■ **Data shown**:
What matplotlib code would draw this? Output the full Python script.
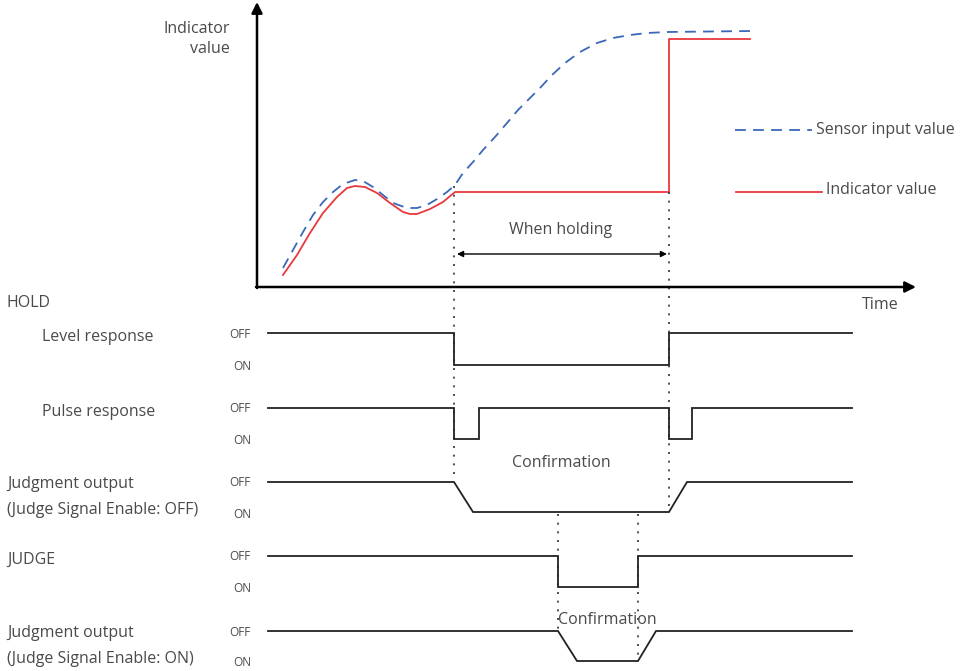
import matplotlib
matplotlib.use("Agg")
import matplotlib.pyplot as plt

plt.rcParams['font.family'] = ['Open Sans', 'DejaVu Sans']

# ---- data (pixel-like diagram coordinates) ----
sensor_x = [283, 293, 303, 313, 323, 333, 343, 355, 363, 373, 383, 393, 407, 417, 427, 437, 447, 455,
            463, 473, 483, 495, 507, 518, 530, 540, 552, 565, 580, 597, 613, 630, 647, 667, 752]
sensor_y = [268, 250, 232, 215, 202, 192, 184, 180, 181, 187, 195, 203, 208, 208, 205, 199, 192, 185,
            173, 162, 150, 137, 123, 110, 98, 88, 75, 63, 52, 43, 38, 35, 33, 32, 31]

indic_x = [283, 297, 310, 323, 337, 347, 355, 365, 377, 390, 403, 410, 417, 430, 443, 455, 669, 669, 750]
indic_y = [275, 255, 233, 213, 197, 188, 186, 187, 193, 203, 212, 214, 214, 209, 202, 192, 192, 39, 39]

hold_start = 454
hold_end = 669
judge_start = 558
judge_end = 638

row_labels = ["Level response", "Pulse response", "Judgment output\n(Judge Signal Enable: OFF)", "JUDGE",
              "Judgment output\n(Judge Signal Enable: ON)"]
row_off_y = [333, 408, 482, 556, 631]
row_on_y = [365, 439, 512, 587, 661]

# transitions: x positions and state (1=OFF, 0=ON)
level_x = [268, 454, 454, 669, 669, 852]
level_s = [1, 1, 0, 0, 1, 1]
pulse_x = [268, 454, 454, 479, 479, 669, 669, 692, 692, 852]
pulse_s = [1, 1, 0, 0, 1, 1, 0, 0, 1, 1]
jout1_x = [268, 454, 473, 669, 687, 852]
jout1_s = [1, 1, 0, 0, 1, 1]
judge_x = [268, 558, 558, 638, 638, 852]
judge_s = [1, 1, 0, 0, 1, 1]
jout2_x = [268, 558, 577, 638, 656, 852]
jout2_s = [1, 1, 0, 0, 1, 1]
signals = [(level_x, level_s), (pulse_x, pulse_s), (jout1_x, jout1_s), (judge_x, judge_s), (jout2_x, jout2_s)]

W, H = 969, 671
fig = plt.figure(figsize=(W / 100, H / 100), dpi=100)
ax = fig.add_axes([0, 0, 1, 1])
ax.set_xlim(0, W)
ax.set_ylim(H, 0)
ax.axis('off')

txt = '#4a4a4a'
FS = 11.5

# main axes with arrows
ax.annotate('', xy=(257, 2), xytext=(257, 288),
            arrowprops=dict(arrowstyle='-|>', color='black', lw=1.8, mutation_scale=16, shrinkA=0, shrinkB=0))
ax.annotate('', xy=(916, 287), xytext=(256, 287),
            arrowprops=dict(arrowstyle='-|>', color='black', lw=1.8, mutation_scale=16, shrinkA=0, shrinkB=0))
ax.text(230, 39, "Indicator\nvalue", ha='right', va='center', fontsize=FS, color=txt, linespacing=1.4)
ax.text(880, 305, "Time", ha='center', va='center', fontsize=FS, color=txt)

# curves
ax.plot(sensor_x, sensor_y, color='#3a68b8', lw=1.3, dashes=(6, 4), solid_joinstyle='round')
ax.plot(indic_x, indic_y, color='#e8383d', lw=1.3, solid_joinstyle='round')

# legend
ax.plot([735, 812], [130, 130], color='#3a68b8', lw=1.3, dashes=(6, 4))
ax.text(816, 130, "Sensor input value", ha='left', va='center', fontsize=FS, color=txt)
ax.plot([736, 822], [192, 192], color='#e8383d', lw=1.3)
ax.text(826, 190, "Indicator value", ha='left', va='center', fontsize=FS, color=txt)

# hold range
ax.text(561, 230, "When holding", ha='center', va='center', fontsize=FS, color=txt)
ax.annotate('', xy=(457, 254), xytext=(667, 254),
            arrowprops=dict(arrowstyle='<|-|>', color='black', lw=1.0, mutation_scale=9, shrinkA=0, shrinkB=0))

# dotted guide lines
dot = dict(color='#333333', lw=1.2, linestyle=(0, (1.2, 4)))
ax.plot([hold_start, hold_start], [186, 480], **dot)
ax.plot([hold_end, hold_end], [192, 510], **dot)
ax.plot([judge_start, judge_start], [514, 630], **dot)
ax.plot([judge_end, judge_end], [514, 660], **dot)

# timing rows
ax.text(7, 303, "HOLD", ha='left', va='center', fontsize=FS, color=txt)
label_x = [42, 42, 7, 7, 7]
for lab, lx, yo, yn, (sx, ss) in zip(row_labels, label_x, row_off_y, row_on_y, signals):
    ys = [yo if s == 1 else yn for s in ss]
    ax.plot(sx, ys, color='#222222', lw=1.3, solid_joinstyle='miter')
    ax.text(251, yo + 1, "OFF", ha='right', va='center', fontsize=8.5, color=txt)
    ax.text(251, yn + 2, "ON", ha='right', va='center', fontsize=8.5, color=txt)
    if '\n' in lab:
        l1, l2 = lab.split('\n')
        ax.text(lx, yo + 2, l1, ha='left', va='center', fontsize=FS, color=txt)
        ax.text(lx, yn - 2, l2, ha='left', va='center', fontsize=FS, color=txt)
    else:
        ax.text(lx, yo + 4, lab, ha='left', va='center', fontsize=FS, color=txt)

ax.text(561, 463, "Confirmation", ha='center', va='center', fontsize=FS, color=txt)
ax.text(607, 620, "Confirmation", ha='center', va='center', fontsize=FS, color=txt)

fig.savefig("out.png", dpi=100)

■ **Given instruction**:
All of the lines above should be retyped precisely, apart from the pictures.

■ **Reply**:
What matplotlib code would draw this? Output the full Python script.
import matplotlib
matplotlib.use("Agg")
import matplotlib.pyplot as plt

plt.rcParams['font.family'] = ['Open Sans', 'DejaVu Sans']

# ---- data (pixel-like diagram coordinates) ----
sensor_x = [283, 293, 303, 313, 323, 333, 343, 355, 363, 373, 383, 393, 407, 417, 427, 437, 447, 455,
            463, 473, 483, 495, 507, 518, 530, 540, 552, 565, 580, 597, 613, 630, 647, 667, 752]
sensor_y = [268, 250, 232, 215, 202, 192, 184, 180, 181, 187, 195, 203, 208, 208, 205, 199, 192, 185,
            173, 162, 150, 137, 123, 110, 98, 88, 75, 63, 52, 43, 38, 35, 33, 32, 31]

indic_x = [283, 297, 310, 323, 337, 347, 355, 365, 377, 390, 403, 410, 417, 430, 443, 455, 669, 669, 750]
indic_y = [275, 255, 233, 213, 197, 188, 186, 187, 193, 203, 212, 214, 214, 209, 202, 192, 192, 39, 39]

hold_start = 454
hold_end = 669
judge_start = 558
judge_end = 638

row_labels = ["Level response", "Pulse response", "Judgment output\n(Judge Signal Enable: OFF)", "JUDGE",
              "Judgment output\n(Judge Signal Enable: ON)"]
row_off_y = [333, 408, 482, 556, 631]
row_on_y = [365, 439, 512, 587, 661]

# transitions: x positions and state (1=OFF, 0=ON)
level_x = [268, 454, 454, 669, 669, 852]
level_s = [1, 1, 0, 0, 1, 1]
pulse_x = [268, 454, 454, 479, 479, 669, 669, 692, 692, 852]
pulse_s = [1, 1, 0, 0, 1, 1, 0, 0, 1, 1]
jout1_x = [268, 454, 473, 669, 687, 852]
jout1_s = [1, 1, 0, 0, 1, 1]
judge_x = [268, 558, 558, 638, 638, 852]
judge_s = [1, 1, 0, 0, 1, 1]
jout2_x = [268, 558, 577, 638, 656, 852]
jout2_s = [1, 1, 0, 0, 1, 1]
signals = [(level_x, level_s), (pulse_x, pulse_s), (jout1_x, jout1_s), (judge_x, judge_s), (jout2_x, jout2_s)]

W, H = 969, 671
fig = plt.figure(figsize=(W / 100, H / 100), dpi=100)
ax = fig.add_axes([0, 0, 1, 1])
ax.set_xlim(0, W)
ax.set_ylim(H, 0)
ax.axis('off')

txt = '#4a4a4a'
FS = 11.5

# main axes with arrows
ax.annotate('', xy=(257, 2), xytext=(257, 288),
            arrowprops=dict(arrowstyle='-|>', color='black', lw=1.8, mutation_scale=16, shrinkA=0, shrinkB=0))
ax.annotate('', xy=(916, 287), xytext=(256, 287),
            arrowprops=dict(arrowstyle='-|>', color='black', lw=1.8, mutation_scale=16, shrinkA=0, shrinkB=0))
ax.text(230, 39, "Indicator\nvalue", ha='right', va='center', fontsize=FS, color=txt, linespacing=1.4)
ax.text(880, 305, "Time", ha='center', va='center', fontsize=FS, color=txt)

# curves
ax.plot(sensor_x, sensor_y, color='#3a68b8', lw=1.3, dashes=(6, 4), solid_joinstyle='round')
ax.plot(indic_x, indic_y, color='#e8383d', lw=1.3, solid_joinstyle='round')

# legend
ax.plot([735, 812], [130, 130], color='#3a68b8', lw=1.3, dashes=(6, 4))
ax.text(816, 130, "Sensor input value", ha='left', va='center', fontsize=FS, color=txt)
ax.plot([736, 822], [192, 192], color='#e8383d', lw=1.3)
ax.text(826, 190, "Indicator value", ha='left', va='center', fontsize=FS, color=txt)

# hold range
ax.text(561, 230, "When holding", ha='center', va='center', fontsize=FS, color=txt)
ax.annotate('', xy=(457, 254), xytext=(667, 254),
            arrowprops=dict(arrowstyle='<|-|>', color='black', lw=1.0, mutation_scale=9, shrinkA=0, shrinkB=0))

# dotted guide lines
dot = dict(color='#333333', lw=1.2, linestyle=(0, (1.2, 4)))
ax.plot([hold_start, hold_start], [186, 480], **dot)
ax.plot([hold_end, hold_end], [192, 510], **dot)
ax.plot([judge_start, judge_start], [514, 630], **dot)
ax.plot([judge_end, judge_end], [514, 660], **dot)

# timing rows
ax.text(7, 303, "HOLD", ha='left', va='center', fontsize=FS, color=txt)
label_x = [42, 42, 7, 7, 7]
for lab, lx, yo, yn, (sx, ss) in zip(row_labels, label_x, row_off_y, row_on_y, signals):
    ys = [yo if s == 1 else yn for s in ss]
    ax.plot(sx, ys, color='#222222', lw=1.3, solid_joinstyle='miter')
    ax.text(251, yo + 1, "OFF", ha='right', va='center', fontsize=8.5, color=txt)
    ax.text(251, yn + 2, "ON", ha='right', va='center', fontsize=8.5, color=txt)
    if '\n' in lab:
        l1, l2 = lab.split('\n')
        ax.text(lx, yo + 2, l1, ha='left', va='center', fontsize=FS, color=txt)
        ax.text(lx, yn - 2, l2, ha='left', va='center', fontsize=FS, color=txt)
    else:
        ax.text(lx, yo + 4, lab, ha='left', va='center', fontsize=FS, color=txt)

ax.text(561, 463, "Confirmation", ha='center', va='center', fontsize=FS, color=txt)
ax.text(607, 620, "Confirmation", ha='center', va='center', fontsize=FS, color=txt)

fig.savefig("out.png", dpi=100)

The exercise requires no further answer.